* **Problem details**: Starting at the top of the listing, extract every line up to and including the one with "['Realisasi', 'sd', 'bulan', 'februari', '2018'];". Pictures stay out of the copy.
☆ ☆ ☆ ☆ ☆
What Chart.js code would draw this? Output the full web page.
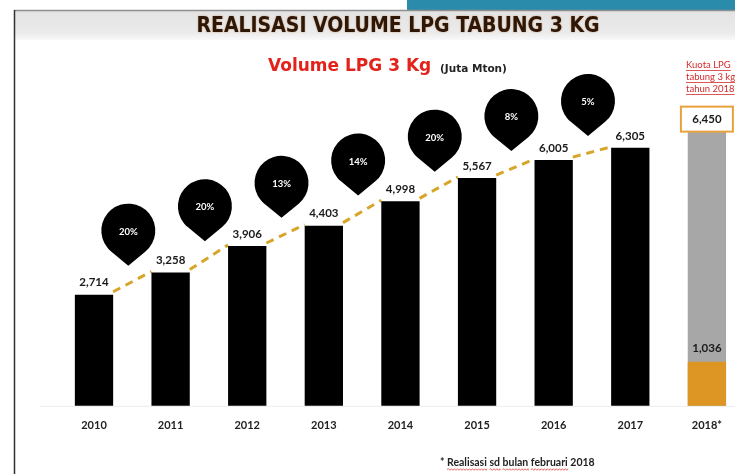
<!DOCTYPE html>
<html>
<head>
<meta charset="utf-8">
<script src="https://cdn.jsdelivr.net/npm/chart.js@4/dist/chart.umd.min.js"></script>
<style>
html,body{margin:0;padding:0;background:#fff;overflow:hidden;}
canvas{display:block;}
</style>
</head>
<body>
<canvas id="c" width="735" height="474"></canvas>
<script>
// ---- data ----
const categories = ['2010', '2011', '2012', '2013', '2014', '2015', '2016', '2017', '2018*'];
const volumes = [2714, 3258, 3906, 4403, 4998, 5567, 6005, 6305, null];
const realisasi2018 = [null, null, null, null, null, null, null, null, 1036];
const kuota2018 = [null, null, null, null, null, null, null, null, 6450];
const growthLabels = ['20%', '20%', '13%', '14%', '20%', '8%', '5%'];
const titleText = 'REALISASI VOLUME LPG TABUNG 3 KG';
const subtitleMain = 'Volume LPG 3 Kg';
const subtitleUnit = '(Juta Mton)';
const quotaNote = ['Kuota LPG', 'tabung 3 kg', 'tahun 2018'];
const footnoteStar = '* ';
const footnoteWords = ['Realisasi', 'sd', 'bulan', 'februari', '2018'];

const fmt = v => v.toLocaleString('en-US');
const LABEL_FONT = 'Lato, "Open Sans", sans-serif';

function wavy(ctx, x0, x1, y) {
  ctx.beginPath();
  let up = true;
  ctx.moveTo(x0, y);
  for (let x = x0; x < x1; x += 1.5) {
    ctx.lineTo(Math.min(x + 1.5, x1), y + (up ? -0.8 : 0.8));
    up = !up;
  }
  ctx.stroke();
}

const decorPlugin = {
  id: 'decor',
  beforeDraw(chart) {
    const ctx = chart.ctx;
    const W = chart.width, H = chart.height;
    ctx.save();
    ctx.fillStyle = '#ffffff';
    ctx.fillRect(0, 0, W, H);
    // teal header strip
    ctx.fillStyle = '#2b8bab';
    ctx.fillRect(407, 0, W - 407, 10);
    // title band
    const g = ctx.createLinearGradient(0, 11, 0, 40);
    g.addColorStop(0, '#e3e3e3');
    g.addColorStop(0.75, '#ebebeb');
    g.addColorStop(1, '#f9f9f9');
    ctx.fillStyle = g;
    ctx.fillRect(15, 11, W - 15, 29);
    // frame lines
    ctx.strokeStyle = '#8f8f8f';
    ctx.lineWidth = 1.5;
    ctx.beginPath(); ctx.moveTo(14, 10.5); ctx.lineTo(W, 10.5); ctx.stroke();
    ctx.strokeStyle = '#333333';
    ctx.beginPath(); ctx.moveTo(14.5, 10); ctx.lineTo(14.5, H); ctx.stroke();
    // title
    ctx.font = 'bold 21px "DejaVu Sans Condensed", "Liberation Sans Narrow", sans-serif';
    ctx.textAlign = 'center';
    ctx.textBaseline = 'middle';
    ctx.shadowColor = 'rgba(170,90,20,0.55)';
    ctx.shadowBlur = 2;
    ctx.fillStyle = '#2e1706';
    ctx.fillText(titleText, 398, 27);
    ctx.shadowBlur = 0;
    ctx.shadowColor = 'transparent';
    // subtitle
    ctx.textAlign = 'left';
    ctx.font = 'bold 17px "DejaVu Sans", sans-serif';
    ctx.fillStyle = '#e3231b';
    ctx.fillText(subtitleMain, 268, 67);
    ctx.font = 'bold 10.5px "DejaVu Sans", sans-serif';
    ctx.fillStyle = '#222222';
    ctx.fillText(subtitleUnit, 440, 69);
    // quota note
    ctx.font = '9.5px ' + LABEL_FONT;
    ctx.fillStyle = '#d42b2b';
    ctx.strokeStyle = '#d42b2b';
    ctx.lineWidth = 0.8;
    quotaNote.forEach((t, i) => {
      const y = 65 + i * 12;
      ctx.fillText(t, 686, y);
      const w = ctx.measureText(t).width;
      ctx.beginPath(); ctx.moveTo(686, y + 5.5); ctx.lineTo(686 + w, y + 5.5); ctx.stroke();
    });
    // footnote
    ctx.font = 'bold 10.5px ' + LABEL_FONT;
    ctx.fillStyle = '#222222';
    let x = 440;
    ctx.fillText(footnoteStar, x, 463);
    x += ctx.measureText(footnoteStar).width;
    footnoteWords.forEach((w, i) => {
      ctx.fillStyle = '#222222';
      ctx.fillText(w, x, 463);
      const ww = ctx.measureText(w).width;
      if (i < footnoteWords.length - 1) {
        ctx.strokeStyle = '#e04040';
        ctx.lineWidth = 0.8;
        wavy(ctx, x, x + ww, 469.5);
      }
      x += ww + ctx.measureText(' ').width;
    });
    // faint baseline
    ctx.strokeStyle = '#ececec';
    ctx.lineWidth = 1;
    const yb = chart.chartArea.bottom + 0.5;
    ctx.beginPath(); ctx.moveTo(40, yb); ctx.lineTo(W, yb); ctx.stroke();
    ctx.restore();
  },
  beforeDatasetsDraw(chart) {
    const ctx = chart.ctx;
    const bars = chart.getDatasetMeta(0).data;
    ctx.save();
    ctx.strokeStyle = '#d6a52a';
    ctx.lineWidth = 3;
    ctx.setLineDash([8, 6]);
    for (let i = 0; i < growthLabels.length; i++) {
      const a = bars[i], b = bars[i + 1];
      ctx.beginPath();
      ctx.moveTo(a.x + a.width / 2, a.y - 3);
      ctx.lineTo(b.x - b.width / 2, b.y - 1);
      ctx.stroke();
    }
    ctx.restore();
  },
  afterDatasetsDraw(chart) {
    const ctx = chart.ctx;
    const bars = chart.getDatasetMeta(0).data;
    const orange = chart.getDatasetMeta(1).data;
    const gray = chart.getDatasetMeta(2).data;
    ctx.save();
    // value labels
    ctx.font = 'bold 11.5px ' + LABEL_FONT;
    ctx.fillStyle = '#1a1a1a';
    ctx.textAlign = 'center';
    ctx.textBaseline = 'middle';
    volumes.forEach((v, i) => {
      if (v == null) return;
      ctx.fillText(fmt(v), bars[i].x, bars[i].y - 12);
    });
    realisasi2018.forEach((v, i) => {
      if (v == null) return;
      ctx.fillText(fmt(v), orange[i].x, orange[i].y - 13);
    });
    // quota box
    kuota2018.forEach((v, i) => {
      if (v == null) return;
      const el = gray[i];
      const bw = 52, bh = 25;
      const bx = el.x - bw / 2, by = el.y - bh;
      ctx.fillStyle = '#ffffff';
      ctx.fillRect(bx, by, bw, bh);
      ctx.strokeStyle = '#e9a23b';
      ctx.lineWidth = 2;
      ctx.strokeRect(bx, by, bw, bh);
      ctx.fillStyle = '#1a1a1a';
      ctx.font = 'bold 11.5px ' + LABEL_FONT;
      ctx.fillText(fmt(v), el.x, by + bh / 2);
    });
    // growth balloons
    const r = 27, d = 35;
    const th = Math.acos(r / d);
    for (let i = 0; i < growthLabels.length; i++) {
      const a = bars[i], b = bars[i + 1];
      const cx = (a.x + b.x) / 2 - 4;
      const tipY = (a.y + b.y) / 2 - 18;
      const cy = tipY - d;
      ctx.fillStyle = '#000000';
      ctx.beginPath();
      ctx.moveTo(cx, tipY);
      ctx.lineTo(cx + r * Math.cos(Math.PI / 2 - th), cy + r * Math.sin(Math.PI / 2 - th));
      ctx.arc(cx, cy, r, Math.PI / 2 - th, Math.PI / 2 + th, true);
      ctx.closePath();
      ctx.fill();
      ctx.fillStyle = '#ffffff';
      ctx.font = 'bold 9.5px ' + LABEL_FONT;
      ctx.fillText(growthLabels[i], cx, cy + 1);
    }
    ctx.restore();
  }
};

new Chart(document.getElementById('c'), {
  type: 'bar',
  data: {
    labels: categories,
    datasets: [
      { label: 'Volume', data: volumes, backgroundColor: '#000000', yAxisID: 'y', clip: false },
      { label: 'Realisasi 2018', data: realisasi2018, backgroundColor: '#dd9524', yAxisID: 'y2', clip: false },
      { label: 'Kuota 2018', data: kuota2018, backgroundColor: '#a7a7a7', yAxisID: 'y2', clip: false }
    ]
  },
  options: {
    responsive: false,
    animation: false,
    devicePixelRatio: 1,
    layout: { padding: { left: 94, right: 25, top: 78.5, bottom: 29 } },
    datasets: { bar: { grouped: false, categoryPercentage: 1, barPercentage: 0.5 } },
    plugins: { legend: { display: false }, tooltip: { enabled: false }, title: { display: false } },
    scales: {
      x: {
        offset: false,
        grid: { display: false, drawTicks: false },
        border: { display: false },
        ticks: { padding: 13, color: '#222222', maxRotation: 0, autoSkip: false,
                 font: { family: LABEL_FONT, weight: 'bold', size: 11 } }
      },
      y: { display: false, min: 0, max: 8000 },
      y2: { display: false, min: 0, max: 7700 }
    }
  },
  plugins: [decorPlugin]
});
</script>
</body>
</html>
☆ ☆ ☆ ☆ ☆
* **Complete answer**:
What Chart.js code would draw this? Output the full web page.
<!DOCTYPE html>
<html>
<head>
<meta charset="utf-8">
<script src="https://cdn.jsdelivr.net/npm/chart.js@4/dist/chart.umd.min.js"></script>
<style>
html,body{margin:0;padding:0;background:#fff;overflow:hidden;}
canvas{display:block;}
</style>
</head>
<body>
<canvas id="c" width="735" height="474"></canvas>
<script>
// ---- data ----
const categories = ['2010', '2011', '2012', '2013', '2014', '2015', '2016', '2017', '2018*'];
const volumes = [2714, 3258, 3906, 4403, 4998, 5567, 6005, 6305, null];
const realisasi2018 = [null, null, null, null, null, null, null, null, 1036];
const kuota2018 = [null, null, null, null, null, null, null, null, 6450];
const growthLabels = ['20%', '20%', '13%', '14%', '20%', '8%', '5%'];
const titleText = 'REALISASI VOLUME LPG TABUNG 3 KG';
const subtitleMain = 'Volume LPG 3 Kg';
const subtitleUnit = '(Juta Mton)';
const quotaNote = ['Kuota LPG', 'tabung 3 kg', 'tahun 2018'];
const footnoteStar = '* ';
const footnoteWords = ['Realisasi', 'sd', 'bulan', 'februari', '2018'];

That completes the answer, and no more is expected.